_Request_
Nothing after the line with "const yTickValues = [0,10,20,30,40,50,60,70,80,90,100];" belongs in the copy; extract the lines below from the top through that line, pictures left out.
[Start of Stored data]
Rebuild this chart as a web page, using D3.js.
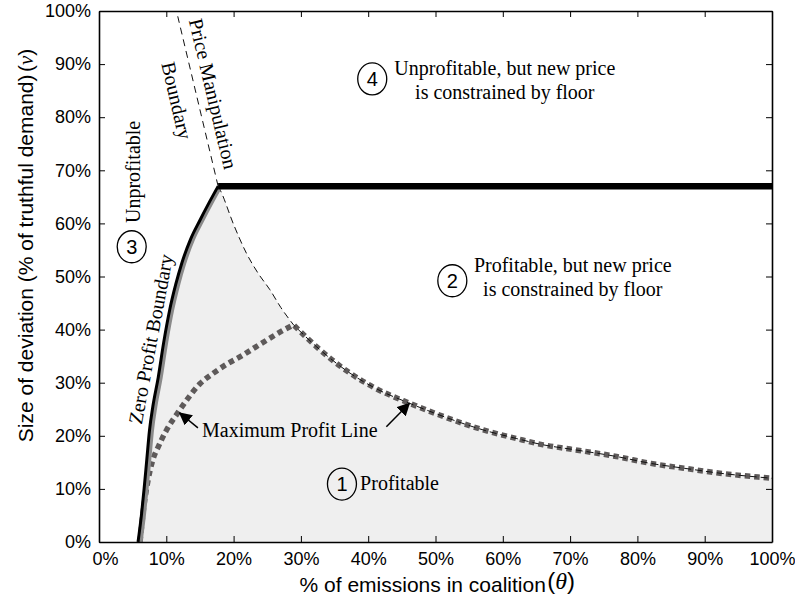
<!DOCTYPE html>
<html><head><meta charset="utf-8">
<script src="https://cdn.jsdelivr.net/npm/d3@7"></script>
<style>body{margin:0;background:#fff}</style>
</head><body><svg id="c" width="795" height="597" xmlns="http://www.w3.org/2000/svg"></svg>
<script>
// ---- data (percent units) ----
const xTickValues = [0,10,20,30,40,50,60,70,80,90,100];
const yTickValues = [0,10,20,30,40,50,60,70,80,90,100];

const zeroProfitTheta = [5.8, 6.3, 6.7, 7.1, 7.5, 8.0, 8.8, 9.6, 10.5, 11.4, 12.3, 13.6, 15.0, 16.4, 17.7];
const zeroProfitV     = [0,   5,   10,  15.5, 21, 25.5, 31,  37.5, 43.7, 48.5, 52.5, 57,  60.6, 64,  67];

const floorTheta = [17.7, 100];
const floorV     = [67, 67];

const manipTheta = [17.7, 11.7];
const manipV     = [67, 99];

const boundaryTheta = [17.7, 18.0, 20.0, 21.9, 23.7, 25.4, 27.0, 28.9];
const boundaryV     = [67,   66.3, 59.8, 54.4, 50.5, 47.5, 44.2, 40.9];

const maxProfitLeftTheta  = [6.1, 6.5, 7.3, 8.0, 8.8, 10.0, 11.8, 13.3, 15.0, 17.0, 19.0, 21.0, 23.0, 24.9, 27.0, 28.9];
const maxProfitLeftV      = [0,   5,   11.7, 15.5, 17.9, 21.0, 24.5, 27.2, 29.8, 31.8, 33.5, 34.9, 36.5, 38.0, 39.6, 40.9];
const maxProfitRightTheta = [28.9, 32.3, 37.3, 41.0, 46.2, 50.0, 57.1, 62.0, 66.0, 70.0, 76.9, 82.0, 86.9, 92.0, 98.2, 100];
const maxProfitRightV     = [40.9, 36.8, 31.8, 29.0, 26.1, 24.2, 21.1, 19.5, 18.3, 17.5, 16.1, 14.8, 13.9, 13.0, 12.2, 12.0];

// ---- setup ----
const svg = d3.select('#c');
const L = 99, R = 772, T = 11, B = 542;
const x = d3.scaleLinear().domain([0,100]).range([L,R]);
const y = d3.scaleLinear().domain([0,100]).range([B,T]);
const pts = (a,b) => a.map((t,i)=>[t,b[i]]);
const line = d3.line().x(d=>x(d[0])).y(d=>y(d[1]));
const smooth = d3.line().x(d=>x(d[0])).y(d=>y(d[1])).curve(d3.curveMonotoneX);
const SANS = "'Liberation Sans', Arial, Helvetica, sans-serif";
const SERIF = "'Liberation Serif', 'Times New Roman', serif";

const zp = pts(zeroProfitTheta, zeroProfitV);
const bd = pts(boundaryTheta, boundaryV);
const mpL = pts(maxProfitLeftTheta, maxProfitLeftV);
const mpR = pts(maxProfitRightTheta, maxProfitRightV);

// profitable region fill
const fillD = smooth(zp) + smooth(bd).replace(/^M/,'L') + smooth(mpR).replace(/^M/,'L')
  + `L${x(100)},${y(0)}L${x(zeroProfitTheta[0])},${y(0)}Z`;
svg.append('path').attr('d', fillD).attr('fill', '#efefef').attr('stroke','none');

// max profit line (thick dotted gray)
svg.append('path').attr('d', smooth(mpL) + smooth(mpR).replace(/^M/,'L'))
  .attr('fill','none').attr('stroke','#5e5a5a').attr('stroke-width',5.5).attr('stroke-dasharray','5.5,4');

// boundary thin dashed: peak -> kink -> along max profit
svg.append('path').attr('d', smooth(bd) + smooth(mpR).replace(/^M/,'L'))
  .attr('fill','none').attr('stroke','#111').attr('stroke-width',1).attr('stroke-dasharray','7,4');

// price manipulation boundary
svg.append('path').attr('d', line(pts(manipTheta, manipV)))
  .attr('fill','none').attr('stroke','#111').attr('stroke-width',1).attr('stroke-dasharray','7,5');

// zero profit boundary (gray + black)
svg.append('path').attr('d', smooth(zp))
  .attr('fill','none').attr('stroke','#8a8a8a').attr('stroke-width',4).attr('transform','translate(2.5,0)');
svg.append('path').attr('d', smooth(zp))
  .attr('fill','none').attr('stroke','#000').attr('stroke-width',3);

// floor line
svg.append('path').attr('d', line(pts(floorTheta, floorV)))
  .attr('fill','none').attr('stroke','#000').attr('stroke-width',6.5).attr('stroke-linecap','butt');

// ---- axes ----
const fmt = d => d + '%';
const gx = svg.append('g').attr('transform',`translate(0,${B})`)
  .call(d3.axisBottom(x).tickValues(xTickValues).tickFormat(fmt).tickSizeInner(-6).tickSizeOuter(0).tickPadding(10));
const gy = svg.append('g').attr('transform',`translate(${L},0)`)
  .call(d3.axisLeft(y).tickValues(yTickValues).tickFormat(fmt).tickSizeInner(-6).tickSizeOuter(0).tickPadding(8));
const gt = svg.append('g').attr('transform',`translate(0,${T})`)
  .call(d3.axisTop(x).tickValues(xTickValues).tickFormat('').tickSizeInner(-6).tickSizeOuter(0));
const gr = svg.append('g').attr('transform',`translate(${R},0)`)
  .call(d3.axisRight(y).tickValues(yTickValues).tickFormat('').tickSizeInner(-6).tickSizeOuter(0));
[gx,gy,gt,gr].forEach(g=>{
  g.selectAll('.domain').attr('stroke','#000').attr('stroke-width',1.6);
  g.selectAll('.tick line').attr('stroke','#000').attr('stroke-width',1);
  g.selectAll('text').attr('font-family',SANS).attr('font-size',18).attr('fill','#000');
});
gx.selectAll('.tick').filter(d=>d===0).select('text').attr('dx',6);

// axis titles
svg.append('text').attr('x', x(66.4)).attr('y', 592).attr('text-anchor','end')
  .attr('font-family',SANS).attr('font-size',21).text('% of emissions in coalition');
const xt = svg.append('text').attr('x', x(66.6)).attr('y', 589).attr('font-family',SANS).attr('font-size',24);
xt.append('tspan').text('(');
xt.append('tspan').attr('font-family',SERIF).attr('font-style','italic').text('θ');
xt.append('tspan').text(')');

svg.append('text').attr('transform',`translate(33,${y(18.8)}) rotate(-90)`).attr('text-anchor','start')
  .attr('font-family',SANS).attr('font-size',21).text('Size of deviation (% of truthful demand)');
const yt = svg.append('text').attr('transform',`translate(33,${y(88.5)}) rotate(-90)`).attr('text-anchor','start')
  .attr('font-family',SANS).attr('font-size',21);
yt.append('tspan').text('(');
yt.append('tspan').attr('font-family',SERIF).attr('font-style','italic').text('ν');
yt.append('tspan').text(')');

// ---- annotations ----
function circ(t, v, label){
  svg.append('ellipse').attr('cx',x(t)).attr('cy',y(v)).attr('rx',14.5).attr('ry',16)
    .attr('fill','none').attr('stroke','#000').attr('stroke-width',1.3);
  svg.append('text').attr('x',x(t)).attr('y',y(v)).attr('dy','0.36em').attr('text-anchor','middle')
    .attr('font-family',SANS).attr('font-size',20).text(label);
}
function txt(t, v, s, opts={}){
  const el = svg.append('text').attr('font-family',SERIF).attr('font-size',20).attr('fill','#000').text(s);
  if (opts.rot !== undefined){
    el.attr('transform',`translate(${x(t)},${y(v)}) rotate(${opts.rot})`).attr('text-anchor','middle').attr('dy','0.32em');
  } else {
    el.attr('x',x(t)).attr('y',y(v)).attr('text-anchor',opts.anchor||'start');
  }
  return el;
}
circ(4.86, 55.6, '3');
circ(36.1, 10.9, '1');
circ(52.5, 49.2, '2');
circ(40.6, 87.2, '4');

txt(60.3, 87.9, 'Unprofitable, but new price', {anchor:'middle'});
txt(60.3, 83.4, 'is constrained by floor', {anchor:'middle'});
txt(70.4, 50.8, 'Profitable, but new price', {anchor:'middle'});
txt(70.4, 46.3, 'is constrained by floor', {anchor:'middle'});
txt(38.8, 9.8, 'Profitable');
txt(15.3, 19.8, 'Maximum Profit Line');
txt(5.2, 69.7, 'Unprofitable', {rot:-90});
txt(7.75, 38.2, 'Zero Profit Boundary', {rot:-79.5});
txt(16.9, 84.4, 'Price Manipulation', {rot:76.6});
txt(11.5, 83.1, 'Boundary', {rot:77});

// arrows
const defs = svg.append('defs');
defs.append('marker').attr('id','ah').attr('viewBox','0 0 10 10').attr('refX',9).attr('refY',5)
  .attr('markerWidth',13).attr('markerHeight',13).attr('markerUnits','userSpaceOnUse').attr('orient','auto')
  .append('path').attr('d','M0,0 L10,5 L0,10 Z').attr('fill','#000');
function arrow(t0,v0,t1,v1){
  svg.append('line').attr('x1',x(t0)).attr('y1',y(v0)).attr('x2',x(t1)).attr('y2',y(v1))
    .attr('stroke','#000').attr('stroke-width',1.5).attr('marker-end','url(#ah)');
}
arrow(14.7, 21.5, 12.0, 24.3);
arrow(42.7, 21.7, 46.1, 26.1);
</script>
</body></html>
[End of Stored data]
_Output of the exercise_
Rebuild this chart as a web page, using D3.js.
<!DOCTYPE html>
<html><head><meta charset="utf-8">
<script src="https://cdn.jsdelivr.net/npm/d3@7"></script>
<style>body{margin:0;background:#fff}</style>
</head><body><svg id="c" width="795" height="597" xmlns="http://www.w3.org/2000/svg"></svg>
<script>
// ---- data (percent units) ----
const xTickValues = [0,10,20,30,40,50,60,70,80,90,100];
const yTickValues = [0,10,20,30,40,50,60,70,80,90,100];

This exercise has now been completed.